For instance serializing the Vector class can be done like this:
template <class Archive, typename DATA_TYPE, unsigned SIZE>
void serialize( Archive & ar, gmtl::Vec<DATA_TYPE, SIZE> & v, const
unsigned int )
{
ar & v.mData;
}
This will handle all Vectors. Simple aye?
I've done this a bit different, since using the upper method will add
one additional size_t/unsigned int
to the archive (to indicate the array length).
template <class Archive, typename DATA_TYPE, unsigned SIZE>
void serialize( Archive & ar, gmtl::Vec<DATA_TYPE, SIZE> & v, const
unsigned int )
{
for(size_t i = 0; i < SIZE; ++i)
{
ar & v.mData[i];
}
}
This might be a bit slower performance wise, but it saves me some data
to be paged. (I'm having like billions of vectors to be saved)
Sad thing is, that I am not sure about the loop unrolling in this function.

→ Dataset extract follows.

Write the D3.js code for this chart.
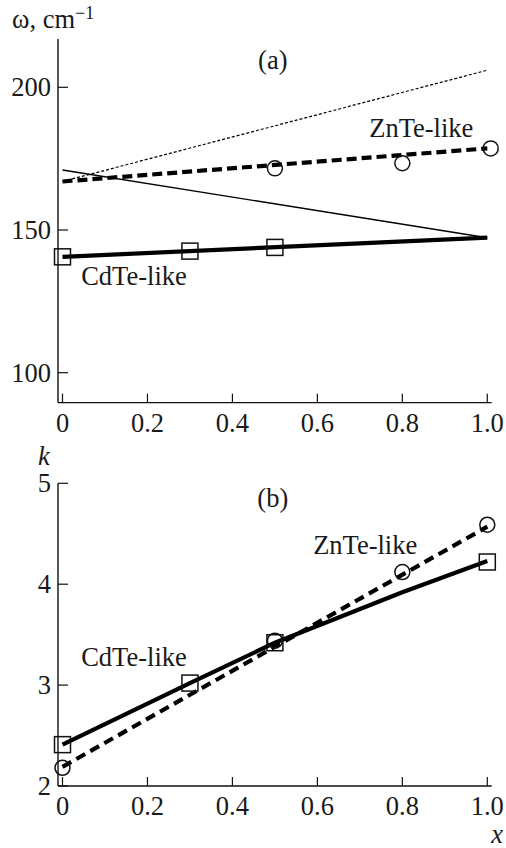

>> I'd really like to submit the changes I've made so far, if you folks
>> tell me how to provide you the sources.
>>
>
> Check out the CVS HEAD of the source tree and post unified diffs:
>
> cvs diff -u File.h > patch
>
> Then, post the patch as an attachment. Do not paste the text of the patch
> into a message as critical formatting details can get munged by mail clients.
>
Can do :-)
I will will split this into multiple patches.